We all speak the language of food

6-25 Page 4A.inddMaybe you don’t consider yourself bilingual. And when you fill out an application for employment, perhaps you answer the question that now appears more often, “Are you fluent in a foreign language?” with a no.

But you must not underestimate your abilities.

If you are a human being living on planet Earth, you are much more accomplished than you may think. You are a master of a universal language that has more power to unite people and communicate than Spanish, Latin, French, Russian or Mandarin.

And that is the language of food.

Everyone must eat to stay alive. It doesn’t matter if you are a head of state or a chimney sweep — you have a favorite food that has strong emotional associations.

Food is more than simple sustenance of the body. Good food speaks of love and caring.

There is a treasure trove in my kitchen. Grandmama’s big crockery mixing bowl proudly displays marks from a century of mixing, beating and stirring. Consider the number of cakes mixed in this bowl and baked in the ovens of three generations.

Grandmama began her reign in the kitchen in 1912. But she was schooled in the kitchens of her grandmother, aunts and own dear mother.

She was a renowned cook and an extraordinary baker. Her custards were smooth and creamy, her gravies were perfection and her fried chicken was beyond compare.

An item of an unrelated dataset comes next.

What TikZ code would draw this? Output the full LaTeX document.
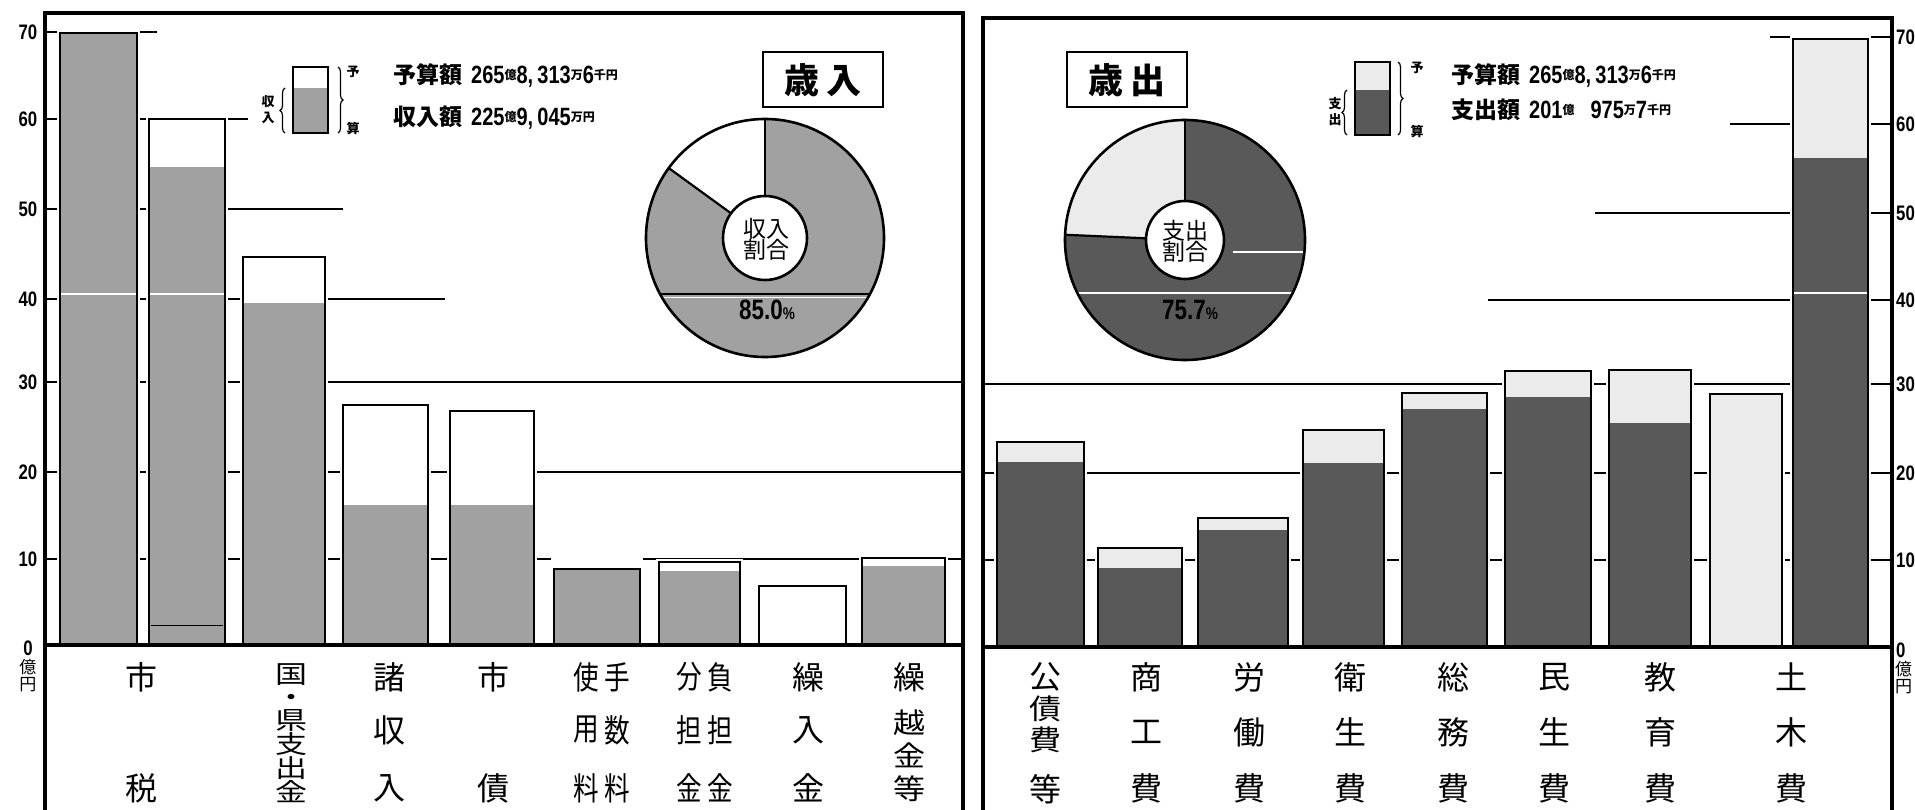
\documentclass[tikz,border=0pt]{standalone}
\usepackage{fontspec}
\usepackage{graphicx}
\setmainfont{Liberation Sans}
\newfontfamily\cjk{Noto Sans CJK JP}
\newfontfamily\dg{Liberation Sans}[FakeStretch=0.8]
\usetikzlibrary{decorations.pathreplacing}
\newcommand\fs[1]{\fontsize{#1}{#1}\selectfont}
\newcommand\un[1]{\raisebox{0.75ex}{\cjk\bfseries\fs{12}#1}}
\newcommand\dd[1]{{\dg\bfseries\fs{25}#1}}
\newcommand\sq[1]{\scalebox{1}[0.78]{#1}}
\newcommand\sqb[1]{\scalebox{1}[0.88]{#1}}
\newcommand\nr[1]{\scalebox{0.8}[1]{#1}}
\tikzset{
  frameline/.style={line width=3.2pt, line join=miter},
  gridline/.style={line width=2pt},
  barline/.style={line width=1.6pt},
  stipL/.style={fill=black!37},
  stipD/.style={fill=black!65},
  stipF/.style={fill=black!8},
  lab/.style={font=\cjk\fs{32}, inner sep=0pt},
  stack/.style={inner sep=0pt, align=center},
  tick/.style={font=\dg\bfseries\fs{21}, inner sep=0pt},
  small/.style={font=\cjk\bfseries\fs{13}, inner sep=0pt},
  unitlab/.style={font=\cjk\fs{17}, inner sep=0pt},
  legtext/.style={anchor=west, inner sep=0pt},
  titlebox/.style={draw, line width=2pt, minimum width=120pt, minimum height=55pt, font=\cjk\bfseries\fs{35}, inner sep=0pt},
  pietext/.style={font=\cjk\fs{23}, align=center, inner sep=0pt},
  pct/.style={font=\dg\bfseries\fs{28}, inner sep=0pt},
  brace/.style={decorate, decoration={brace, amplitude=5pt}, line width=1.2pt},
}
% x1 x2 top filltop fillstyle bottom halotop
\newcommand\rbar[7]{%
  \fill[white] (#1-3,#3-#7) rectangle (#2+3,#6);
  \fill[#5] (#1,#4) rectangle (#2,#6);
  \draw[barline] (#1,#6) -- (#1,#3) -- (#2,#3) -- (#2,#6);
}
\newcommand\dbar[4]{%
  \fill[white] (#1-3,#3-3) rectangle (#2+3,645);
  \fill[stipF] (#1,#3) rectangle (#2,645);
  \fill[stipD] (#1,#4) rectangle (#2,645);
  \draw[barline] (#1,645) -- (#1,#3) -- (#2,#3) -- (#2,645);
}
\newcommand\lb[4]{\node[lab] (#1) at (#2,#3) {#4};}
\begin{document}
\begin{tikzpicture}[x=1pt,y=-1pt]
\useasboundingbox (0,0) rectangle (1915,810);
\fill[white] (0,0) rectangle (1915,810);

% ================= LEFT PANEL =================
\draw[gridline] (45,32) -- (157,32);
\draw[gridline] (45,119) -- (248,119);
\draw[gridline] (45,209) -- (343,209);
\draw[gridline] (45,299) -- (445,299);
\draw[gridline] (45,382) -- (963,382);
\draw[gridline] (45,472) -- (963,472);
\draw[gridline] (45,559) -- (963,559);

\rbar{60}{137}{33}{33}{stipL}{643}{3}
\rbar{149}{225}{119}{167}{stipL}{643}{3}
\rbar{243}{325}{257}{303}{stipL}{643}{3}
\rbar{343}{428}{405}{505}{stipL}{643}{3}
\rbar{450}{534}{411}{505}{stipL}{643}{3}
\rbar{554}{640}{569}{569}{stipL}{643}{12}
\rbar{659}{740}{562}{571}{stipL}{643}{3}
\rbar{759}{846}{586}{643}{white}{643}{3}
\rbar{862}{945}{558}{566}{stipL}{643}{3}
\draw[white,line width=1.6pt] (61,294) -- (136,294) (150,294) -- (224,294);
\draw[line width=0.8pt] (151,625) -- (223,625);

\draw[frameline] (45,810) -- (45,13) -- (963,13) -- (963,810);
\draw[frameline] (45,645) -- (963,645);

\node[tick] (ly70) at (28,32) {70};
\node[tick] (ly60) at (28,119) {60};
\node[tick] (ly50) at (28,209) {50};
\node[tick] (ly40) at (28,299) {40};
\node[tick] (ly30) at (28,382) {30};
\node[tick] (ly20) at (28,472) {20};
\node[tick] (ly10) at (28,559) {10};
\node[tick] (ly0) at (28,648) {0};
\node[unitlab] (lyu1) at (28,667) {億};
\node[unitlab] (lyu2) at (28,685) {円};

% legend left
\fill[stipL] (293,88) rectangle (328,133);
\draw[line width=1.2pt] (293,67) rectangle (328,133);
\draw[brace] (285,133) -- (285,88);
\draw[brace] (338,67) -- (338,133);
\node[small] (lgs1) at (268,102) {収};
\node[small] (lgs2) at (268,118) {入};
\node[small] (lgy) at (353,72) {予};
\node[small] (lgk) at (353,128) {算};
\node[legtext] (lgt1) at (393,75) {{\cjk\bfseries\fs{23}予算額}\hspace{9pt}\dd{265}\un{億}\dd{8,\,313}\un{万}\dd{6}\un{千円}};
\node[legtext] (lgt2) at (393,118) {{\cjk\bfseries\fs{23}収入額}\hspace{9pt}\dd{225}\un{億}\dd{9,\,045}\un{万円}};

\node[titlebox] (tin) at (823,80) {歳\hspace{8pt}入};

% pie left
\coordinate (pc1) at (765,238);
\fill[stipL] (pc1) circle[radius=119pt];
\fill[white] (pc1) -- ++(90:119pt) arc[start angle=90, end angle=144, radius=119pt] -- cycle;
\begin{scope}
  \clip (pc1) circle[radius=119pt];
  \draw[line width=1.2pt] (640,294) -- (890,294);
  \draw[white, line width=1.4pt] (640,297.5) -- (890,297.5);
\end{scope}
\fill[white] (pc1) circle[radius=42pt];
\draw[line width=2.6pt] (pc1) circle[radius=119pt];
\draw[line width=2.6pt] (pc1) circle[radius=42pt];
\draw[line width=2.2pt] (pc1) ++(90:42pt) -- ++(90:77pt);
\draw[line width=2.2pt] (pc1) ++(144:42pt) -- ++(144:77pt);
\node[pietext] (pt1) at (766,239) {収入\\[-2pt]割合};
\node[pct] (pp1) at (767,310) {85.0{\fs{17}\%}};

% bottom labels left
\lb{la1}{141}{677}{市}
\lb{la2}{141}{788}{税}
\node[stack, font=\cjk\fontsize{32}{22.8}\selectfont] (lb) at (291,733) {\sq{国}\\\sq{・}\\\sq{県}\\\sq{支}\\\sq{出}\\\sq{金}};
\lb{lc1}{389}{677}{諸}
\lb{lc2}{389}{730}{収}
\lb{lc3}{389}{788}{入}
\lb{ld1}{493}{677}{市}
\lb{ld2}{493}{788}{債}
\lb{le1}{586}{677}{\nr{使}}
\lb{le2}{586}{730}{\nr{用}}
\lb{le3}{586}{788}{\nr{料}}
\lb{le4}{617}{677}{\nr{手}}
\lb{le5}{617}{730}{\nr{数}}
\lb{le6}{617}{788}{\nr{料}}
\lb{lf1}{689}{677}{\nr{分}}
\lb{lf2}{689}{730}{\nr{担}}
\lb{lf3}{689}{788}{\nr{金}}
\lb{lf4}{720}{677}{\nr{負}}
\lb{lf5}{720}{730}{\nr{担}}
\lb{lf6}{720}{788}{\nr{金}}
\lb{lg1}{808}{677}{繰}
\lb{lg2}{808}{730}{入}
\lb{lg3}{808}{788}{金}
\lb{lh1}{909}{677}{繰}
\node[stack, font=\cjk\fontsize{32}{33}\selectfont] (lh) at (909,756) {\sqb{越}\\\sqb{金}\\\sqb{等}};

% ================= RIGHT PANEL =================
\draw[gridline] (1770,37) -- (1892,37);
\draw[gridline] (1730,124) -- (1892,124);
\draw[gridline] (1595,213) -- (1892,213);
\draw[gridline] (1488,300) -- (1892,300);
\draw[gridline] (983,384) -- (1892,384);
\draw[gridline] (983,473) -- (1892,473);
\draw[gridline] (983,560) -- (1892,560);

\dbar{997}{1084}{442}{462}
\dbar{1098}{1182}{548}{568}
\dbar{1198}{1288}{518}{530}
\dbar{1303}{1384}{430}{463}
\dbar{1402}{1487}{393}{409}
\dbar{1505}{1591}{371}{397}
\dbar{1609}{1691}{370}{423}
\dbar{1710}{1782}{394}{645}
\dbar{1793}{1868}{39}{158}
\draw[white,line width=1.6pt] (1794,293) -- (1867,293);

\draw[frameline] (983,810) -- (983,18) -- (1892,18) -- (1892,810);
\draw[frameline] (983,647) -- (1892,647);

\node[tick,anchor=west] (ry70) at (1896,37) {70};
\node[tick,anchor=west] (ry60) at (1896,124) {60};
\node[tick,anchor=west] (ry50) at (1896,213) {50};
\node[tick,anchor=west] (ry40) at (1896,300) {40};
\node[tick,anchor=west] (ry30) at (1896,384) {30};
\node[tick,anchor=west] (ry20) at (1896,473) {20};
\node[tick,anchor=west] (ry10) at (1896,560) {10};
\node[tick,anchor=west] (ry0) at (1896,650) {0};
\node[unitlab,anchor=west] (ryu1) at (1895,669) {億};
\node[unitlab,anchor=west] (ryu2) at (1895,687) {円};

% legend right
\fill[stipF] (1355,62) rectangle (1390,90);
\fill[stipD] (1355,90) rectangle (1390,135);
\draw[line width=1.2pt] (1355,62) rectangle (1390,135);
\draw[brace] (1347,135) -- (1347,90);
\draw[brace] (1398,62) -- (1398,135);
\node[small] (rgs1) at (1335,104) {支};
\node[small] (rgs2) at (1335,120) {出};
\node[small] (rgy) at (1417,68) {予};
\node[small] (rgk) at (1417,131) {算};
\node[legtext] (rgt1) at (1451,75) {{\cjk\bfseries\fs{23}予算額}\hspace{9pt}\dd{265}\un{億}\dd{8,\,313}\un{万}\dd{6}\un{千円}};
\node[legtext] (rgt2) at (1451,110) {{\cjk\bfseries\fs{23}支出額}\hspace{9pt}\dd{201}\un{億}\hspace{16pt}\dd{975}\un{万}\dd{7}\un{千円}};

\node[titlebox] (tout) at (1127,80) {歳\hspace{8pt}出};

% pie right
\coordinate (pc2) at (1185,240);
\fill[stipD] (pc2) circle[radius=120pt];
\fill[stipF] (pc2) -- ++(90:120pt) arc[start angle=90, end angle=177.5, radius=120pt] -- cycle;
\begin{scope}
  \clip (pc2) circle[radius=120pt];
  \draw[white, line width=1.4pt] (1060,293) -- (1310,293);
  \draw[white, line width=1.2pt] (1233,252) -- (1310,252);
\end{scope}
\fill[white] (pc2) circle[radius=39pt];
\draw[line width=2.6pt] (pc2) circle[radius=120pt];
\draw[line width=2.6pt] (pc2) circle[radius=39pt];
\draw[line width=2.2pt] (pc2) ++(90:39pt) -- ++(90:81pt);
\draw[line width=2.2pt] (pc2) ++(177.5:39pt) -- ++(177.5:81pt);
\node[pietext] (pt2) at (1185,241) {支出\\[-2pt]割合};
\node[pct] (pp2) at (1190,310) {75.7{\fs{17}\%}};

% bottom labels right
\node[stack, font=\cjk\fontsize{32}{31}\selectfont] (ra) at (1045,708) {公\\\sqb{債}\\\sqb{費}};
\lb{ra4}{1045}{789}{等}
\lb{rb1}{1146}{677}{商}
\lb{rb2}{1146}{732}{工}
\lb{rb3}{1146}{788}{費}
\lb{rc1}{1249}{677}{労}
\lb{rc2}{1249}{732}{働}
\lb{rc3}{1249}{788}{費}
\lb{rd1}{1350}{677}{衛}
\lb{rd2}{1350}{732}{生}
\lb{rd3}{1350}{788}{費}
\lb{re1}{1453}{677}{総}
\lb{re2}{1453}{732}{務}
\lb{re3}{1453}{788}{費}
\lb{rf1}{1554}{677}{民}
\lb{rf2}{1554}{732}{生}
\lb{rf3}{1554}{788}{費}
\lb{rg1}{1660}{677}{教}
\lb{rg2}{1660}{732}{育}
\lb{rg3}{1660}{788}{費}
\lb{rh1}{1791}{677}{土}
\lb{rh2}{1791}{732}{木}
\lb{rh3}{1791}{788}{費}
\end{tikzpicture}
\end{document}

When cakes were auctioned at fundraisers, hers were sought after, and competition for them was hot and heavy among the bidders.

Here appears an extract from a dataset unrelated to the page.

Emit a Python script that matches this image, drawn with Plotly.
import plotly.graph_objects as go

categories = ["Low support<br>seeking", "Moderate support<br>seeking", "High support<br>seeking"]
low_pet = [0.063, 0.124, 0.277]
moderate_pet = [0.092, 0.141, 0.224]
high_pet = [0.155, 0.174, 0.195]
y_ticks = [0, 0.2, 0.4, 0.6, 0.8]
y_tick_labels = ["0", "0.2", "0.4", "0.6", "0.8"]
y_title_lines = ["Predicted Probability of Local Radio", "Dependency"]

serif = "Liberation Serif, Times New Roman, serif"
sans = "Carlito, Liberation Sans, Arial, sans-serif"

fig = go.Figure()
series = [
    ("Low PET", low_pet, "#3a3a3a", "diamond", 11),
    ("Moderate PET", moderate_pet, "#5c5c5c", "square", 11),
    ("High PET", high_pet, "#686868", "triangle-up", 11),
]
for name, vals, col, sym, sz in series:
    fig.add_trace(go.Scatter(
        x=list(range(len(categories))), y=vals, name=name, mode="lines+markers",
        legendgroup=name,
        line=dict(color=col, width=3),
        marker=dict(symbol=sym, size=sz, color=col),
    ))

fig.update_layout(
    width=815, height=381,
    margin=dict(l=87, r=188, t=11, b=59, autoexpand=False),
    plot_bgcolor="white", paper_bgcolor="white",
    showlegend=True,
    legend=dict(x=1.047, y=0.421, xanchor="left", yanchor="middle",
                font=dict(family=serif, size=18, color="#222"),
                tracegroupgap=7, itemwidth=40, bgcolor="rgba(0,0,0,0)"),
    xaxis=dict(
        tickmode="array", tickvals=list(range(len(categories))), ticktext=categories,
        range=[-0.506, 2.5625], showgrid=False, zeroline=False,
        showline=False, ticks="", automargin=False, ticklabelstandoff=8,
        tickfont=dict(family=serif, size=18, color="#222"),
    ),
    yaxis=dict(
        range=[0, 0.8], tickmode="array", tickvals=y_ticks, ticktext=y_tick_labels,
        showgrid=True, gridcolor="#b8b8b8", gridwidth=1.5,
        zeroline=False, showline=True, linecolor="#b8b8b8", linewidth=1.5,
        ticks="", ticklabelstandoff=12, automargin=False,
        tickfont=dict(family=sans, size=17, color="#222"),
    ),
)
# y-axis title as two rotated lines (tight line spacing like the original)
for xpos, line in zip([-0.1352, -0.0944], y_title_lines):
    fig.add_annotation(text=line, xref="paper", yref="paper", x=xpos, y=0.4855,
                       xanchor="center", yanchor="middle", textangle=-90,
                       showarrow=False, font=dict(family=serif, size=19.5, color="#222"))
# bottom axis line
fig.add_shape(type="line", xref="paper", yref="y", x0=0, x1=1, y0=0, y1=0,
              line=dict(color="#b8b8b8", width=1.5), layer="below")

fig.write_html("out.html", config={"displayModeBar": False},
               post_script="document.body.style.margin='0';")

Her vast collection of recipes were recorded not only on paper in her beautiful copperplate handwriting, but in her memory, and she seldom had to consult a cookbook to produce something delectable.

The battered tube pan used baking fruit cakes, pound cakes and angel food cakes is one of my dearest possessions.

Just taking it from the shelf brings her into my kitchen. When I make a pound cake now, I hear her voice cautioning when eggs are separated. “Be careful. Don’t let any of the yellows mix into the whites.”

All I have to do is take the cap from a bottle of vanilla extract and inhale the scent to trigger an onslaught of memories.

She let me help. I can see her now, dressed neatly in skirt and blouse covered with her Goose Girl Flour apron, supervising and patiently instructing as I stood on a chair to slowly crack and separate eggs. She let me add sugar and flour, showed me how to grease and flour cake pans and let me cut out the biscuits. She always smelled of Chantilly, her perfume, with a slight faint scent of vanilla. She taught me so much at the kitchen table and in such a way I never realized the real lessons of living she was passing on.

Preparing food and sharing it is the first great language of love. It is a gift from the heart and is one of most basic ways we communicate caring to others. So carry on the tradition. Cook, feed and love.